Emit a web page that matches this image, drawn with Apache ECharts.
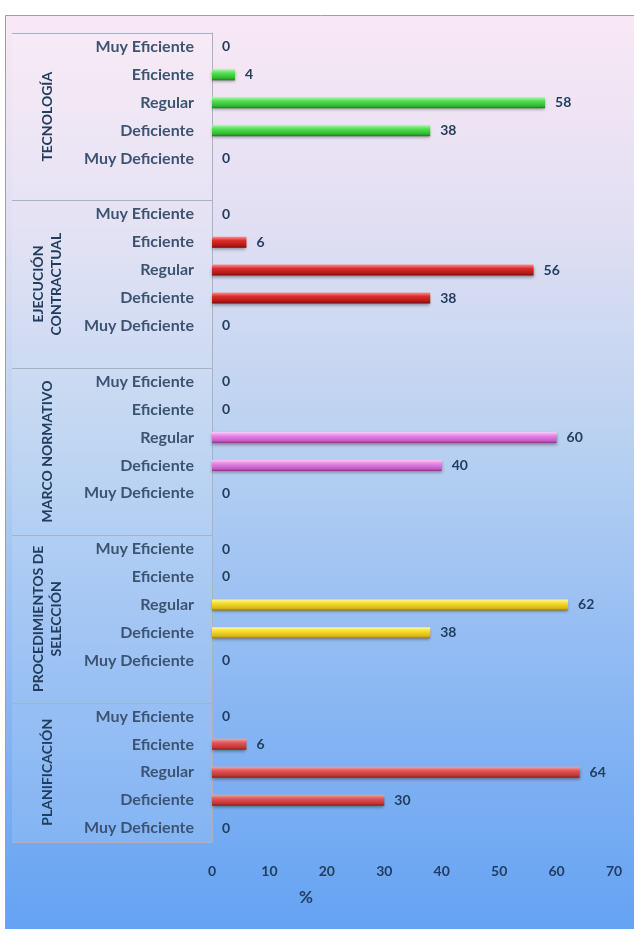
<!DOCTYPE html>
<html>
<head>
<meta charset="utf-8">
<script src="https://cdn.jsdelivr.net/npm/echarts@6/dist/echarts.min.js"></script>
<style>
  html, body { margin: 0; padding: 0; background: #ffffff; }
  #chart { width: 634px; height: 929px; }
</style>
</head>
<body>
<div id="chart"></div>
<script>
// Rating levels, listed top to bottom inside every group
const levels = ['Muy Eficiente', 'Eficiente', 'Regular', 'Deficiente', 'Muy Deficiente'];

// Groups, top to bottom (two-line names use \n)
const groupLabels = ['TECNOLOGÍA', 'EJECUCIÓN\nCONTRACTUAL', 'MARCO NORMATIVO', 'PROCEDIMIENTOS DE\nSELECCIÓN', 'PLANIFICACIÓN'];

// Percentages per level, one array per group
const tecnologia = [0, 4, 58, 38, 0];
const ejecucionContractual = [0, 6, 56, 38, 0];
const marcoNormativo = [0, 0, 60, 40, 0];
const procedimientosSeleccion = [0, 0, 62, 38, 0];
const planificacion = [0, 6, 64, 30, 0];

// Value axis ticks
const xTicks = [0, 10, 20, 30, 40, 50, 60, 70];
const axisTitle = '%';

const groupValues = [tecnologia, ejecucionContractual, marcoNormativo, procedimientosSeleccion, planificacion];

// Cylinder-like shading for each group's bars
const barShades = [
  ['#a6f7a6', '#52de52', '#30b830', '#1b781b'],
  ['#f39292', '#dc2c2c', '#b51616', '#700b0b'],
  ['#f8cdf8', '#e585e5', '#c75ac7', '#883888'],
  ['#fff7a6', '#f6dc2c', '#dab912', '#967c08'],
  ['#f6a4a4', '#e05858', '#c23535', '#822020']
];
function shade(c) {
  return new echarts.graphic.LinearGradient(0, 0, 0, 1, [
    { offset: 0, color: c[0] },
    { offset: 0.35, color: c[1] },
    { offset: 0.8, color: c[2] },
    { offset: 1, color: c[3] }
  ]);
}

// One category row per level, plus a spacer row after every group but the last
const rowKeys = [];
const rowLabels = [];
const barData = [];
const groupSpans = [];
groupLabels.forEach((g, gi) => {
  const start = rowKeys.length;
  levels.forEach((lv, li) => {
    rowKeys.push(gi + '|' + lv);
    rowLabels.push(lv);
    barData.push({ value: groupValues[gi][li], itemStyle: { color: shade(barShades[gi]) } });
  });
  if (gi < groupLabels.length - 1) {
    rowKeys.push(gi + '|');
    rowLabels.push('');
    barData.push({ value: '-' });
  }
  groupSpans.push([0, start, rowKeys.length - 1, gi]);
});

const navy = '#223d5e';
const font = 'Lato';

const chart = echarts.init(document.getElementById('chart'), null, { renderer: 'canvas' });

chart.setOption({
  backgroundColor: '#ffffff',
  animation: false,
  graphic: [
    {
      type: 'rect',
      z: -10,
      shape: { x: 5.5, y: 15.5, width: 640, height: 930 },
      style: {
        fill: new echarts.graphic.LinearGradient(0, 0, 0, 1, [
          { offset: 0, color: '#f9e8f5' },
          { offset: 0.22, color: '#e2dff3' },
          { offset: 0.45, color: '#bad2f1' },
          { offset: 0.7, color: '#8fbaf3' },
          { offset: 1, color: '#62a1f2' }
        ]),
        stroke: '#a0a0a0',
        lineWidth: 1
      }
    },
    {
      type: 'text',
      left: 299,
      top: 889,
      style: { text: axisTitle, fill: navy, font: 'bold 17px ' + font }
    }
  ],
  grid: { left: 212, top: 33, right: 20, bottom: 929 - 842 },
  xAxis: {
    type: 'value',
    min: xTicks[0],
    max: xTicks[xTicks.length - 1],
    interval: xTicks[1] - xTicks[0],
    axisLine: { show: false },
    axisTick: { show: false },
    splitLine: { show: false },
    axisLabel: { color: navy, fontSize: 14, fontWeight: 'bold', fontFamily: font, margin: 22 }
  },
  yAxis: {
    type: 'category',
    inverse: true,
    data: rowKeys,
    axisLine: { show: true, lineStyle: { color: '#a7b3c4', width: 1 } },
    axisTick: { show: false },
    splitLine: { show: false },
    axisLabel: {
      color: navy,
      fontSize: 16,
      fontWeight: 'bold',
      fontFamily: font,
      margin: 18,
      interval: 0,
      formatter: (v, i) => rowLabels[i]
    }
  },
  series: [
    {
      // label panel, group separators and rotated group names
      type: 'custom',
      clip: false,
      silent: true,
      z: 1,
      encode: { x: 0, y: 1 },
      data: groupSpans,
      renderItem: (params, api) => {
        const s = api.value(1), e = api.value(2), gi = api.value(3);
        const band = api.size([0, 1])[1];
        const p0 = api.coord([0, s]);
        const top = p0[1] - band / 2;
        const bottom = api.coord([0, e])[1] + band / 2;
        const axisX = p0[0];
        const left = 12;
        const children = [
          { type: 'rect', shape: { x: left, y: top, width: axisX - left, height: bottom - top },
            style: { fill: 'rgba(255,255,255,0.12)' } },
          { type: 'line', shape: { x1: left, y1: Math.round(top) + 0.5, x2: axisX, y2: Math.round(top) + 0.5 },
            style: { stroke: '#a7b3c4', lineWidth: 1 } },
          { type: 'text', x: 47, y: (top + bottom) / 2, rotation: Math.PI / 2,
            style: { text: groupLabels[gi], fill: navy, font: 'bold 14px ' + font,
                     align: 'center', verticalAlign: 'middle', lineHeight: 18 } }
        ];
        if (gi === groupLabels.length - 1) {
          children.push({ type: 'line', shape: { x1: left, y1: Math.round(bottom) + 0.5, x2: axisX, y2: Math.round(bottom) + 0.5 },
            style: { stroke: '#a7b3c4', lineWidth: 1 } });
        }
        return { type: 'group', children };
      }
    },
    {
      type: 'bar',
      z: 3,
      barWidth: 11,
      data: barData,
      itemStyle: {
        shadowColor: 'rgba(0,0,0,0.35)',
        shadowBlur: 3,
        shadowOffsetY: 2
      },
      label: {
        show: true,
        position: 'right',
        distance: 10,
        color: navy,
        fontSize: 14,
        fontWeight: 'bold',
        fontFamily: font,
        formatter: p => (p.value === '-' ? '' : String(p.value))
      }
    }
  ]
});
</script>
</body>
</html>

--- Given task ---
Your task is an exact transcription of all the data, minus the pictures.

--- Expected answer ---
Emit a web page that matches this image, drawn with Apache ECharts.
<!DOCTYPE html>
<html>
<head>
<meta charset="utf-8">
<script src="https://cdn.jsdelivr.net/npm/echarts@6/dist/echarts.min.js"></script>
<style>
  html, body { margin: 0; padding: 0; background: #ffffff; }
  #chart { width: 634px; height: 929px; }
</style>
</head>
<body>
<div id="chart"></div>
<script>
// Rating levels, listed top to bottom inside every group
const levels = ['Muy Eficiente', 'Eficiente', 'Regular', 'Deficiente', 'Muy Deficiente'];

// Groups, top to bottom (two-line names use \n)
const groupLabels = ['TECNOLOGÍA', 'EJECUCIÓN\nCONTRACTUAL', 'MARCO NORMATIVO', 'PROCEDIMIENTOS DE\nSELECCIÓN', 'PLANIFICACIÓN'];

// Percentages per level, one array per group
const tecnologia = [0, 4, 58, 38, 0];
const ejecucionContractual = [0, 6, 56, 38, 0];
const marcoNormativo = [0, 0, 60, 40, 0];
const procedimientosSeleccion = [0, 0, 62, 38, 0];
const planificacion = [0, 6, 64, 30, 0];

// Value axis ticks
const xTicks = [0, 10, 20, 30, 40, 50, 60, 70];
const axisTitle = '%';

const groupValues = [tecnologia, ejecucionContractual, marcoNormativo, procedimientosSeleccion, planificacion];

// Cylinder-like shading for each group's bars
const barShades = [
  ['#a6f7a6', '#52de52', '#30b830', '#1b781b'],
  ['#f39292', '#dc2c2c', '#b51616', '#700b0b'],
  ['#f8cdf8', '#e585e5', '#c75ac7', '#883888'],
  ['#fff7a6', '#f6dc2c', '#dab912', '#967c08'],
  ['#f6a4a4', '#e05858', '#c23535', '#822020']
];
function shade(c) {
  return new echarts.graphic.LinearGradient(0, 0, 0, 1, [
    { offset: 0, color: c[0] },
    { offset: 0.35, color: c[1] },
    { offset: 0.8, color: c[2] },
    { offset: 1, color: c[3] }
  ]);
}

// One category row per level, plus a spacer row after every group but the last
const rowKeys = [];
const rowLabels = [];
const barData = [];
const groupSpans = [];
groupLabels.forEach((g, gi) => {
  const start = rowKeys.length;
  levels.forEach((lv, li) => {
    rowKeys.push(gi + '|' + lv);
    rowLabels.push(lv);
    barData.push({ value: groupValues[gi][li], itemStyle: { color: shade(barShades[gi]) } });
  });
  if (gi < groupLabels.length - 1) {
    rowKeys.push(gi + '|');
    rowLabels.push('');
    barData.push({ value: '-' });
  }
  groupSpans.push([0, start, rowKeys.length - 1, gi]);
});

const navy = '#223d5e';
const font = 'Lato';

const chart = echarts.init(document.getElementById('chart'), null, { renderer: 'canvas' });

chart.setOption({
  backgroundColor: '#ffffff',
  animation: false,
  graphic: [
    {
      type: 'rect',
      z: -10,
      shape: { x: 5.5, y: 15.5, width: 640, height: 930 },
      style: {
        fill: new echarts.graphic.LinearGradient(0, 0, 0, 1, [
          { offset: 0, color: '#f9e8f5' },
          { offset: 0.22, color: '#e2dff3' },
          { offset: 0.45, color: '#bad2f1' },
          { offset: 0.7, color: '#8fbaf3' },
          { offset: 1, color: '#62a1f2' }
        ]),
        stroke: '#a0a0a0',
        lineWidth: 1
      }
    },
    {
      type: 'text',
      left: 299,
      top: 889,
      style: { text: axisTitle, fill: navy, font: 'bold 17px ' + font }
    }
  ],
  grid: { left: 212, top: 33, right: 20, bottom: 929 - 842 },
  xAxis: {
    type: 'value',
    min: xTicks[0],
    max: xTicks[xTicks.length - 1],
    interval: xTicks[1] - xTicks[0],
    axisLine: { show: false },
    axisTick: { show: false },
    splitLine: { show: false },
    axisLabel: { color: navy, fontSize: 14, fontWeight: 'bold', fontFamily: font, margin: 22 }
  },
  yAxis: {
    type: 'category',
    inverse: true,
    data: rowKeys,
    axisLine: { show: true, lineStyle: { color: '#a7b3c4', width: 1 } },
    axisTick: { show: false },
    splitLine: { show: false },
    axisLabel: {
      color: navy,
      fontSize: 16,
      fontWeight: 'bold',
      fontFamily: font,
      margin: 18,
      interval: 0,
      formatter: (v, i) => rowLabels[i]
    }
  },
  series: [
    {
      // label panel, group separators and rotated group names
      type: 'custom',
      clip: false,
      silent: true,
      z: 1,
      encode: { x: 0, y: 1 },
      data: groupSpans,
      renderItem: (params, api) => {
        const s = api.value(1), e = api.value(2), gi = api.value(3);
        const band = api.size([0, 1])[1];
        const p0 = api.coord([0, s]);
        const top = p0[1] - band / 2;
        const bottom = api.coord([0, e])[1] + band / 2;
        const axisX = p0[0];
        const left = 12;
        const children = [
          { type: 'rect', shape: { x: left, y: top, width: axisX - left, height: bottom - top },
            style: { fill: 'rgba(255,255,255,0.12)' } },
          { type: 'line', shape: { x1: left, y1: Math.round(top) + 0.5, x2: axisX, y2: Math.round(top) + 0.5 },
            style: { stroke: '#a7b3c4', lineWidth: 1 } },
          { type: 'text', x: 47, y: (top + bottom) / 2, rotation: Math.PI / 2,
            style: { text: groupLabels[gi], fill: navy, font: 'bold 14px ' + font,
                     align: 'center', verticalAlign: 'middle', lineHeight: 18 } }
        ];
        if (gi === groupLabels.length - 1) {
          children.push({ type: 'line', shape: { x1: left, y1: Math.round(bottom) + 0.5, x2: axisX, y2: Math.round(bottom) + 0.5 },
            style: { stroke: '#a7b3c4', lineWidth: 1 } });
        }
        return { type: 'group', children };
      }
    },
    {
      type: 'bar',
      z: 3,
      barWidth: 11,
      data: barData,
      itemStyle: {
        shadowColor: 'rgba(0,0,0,0.35)',
        shadowBlur: 3,
        shadowOffsetY: 2
      },
      label: {
        show: true,
        position: 'right',
        distance: 10,
        color: navy,
        fontSize: 14,
        fontWeight: 'bold',
        fontFamily: font,
        formatter: p => (p.value === '-' ? '' : String(p.value))
      }
    }
  ]
});
</script>
</body>
</html>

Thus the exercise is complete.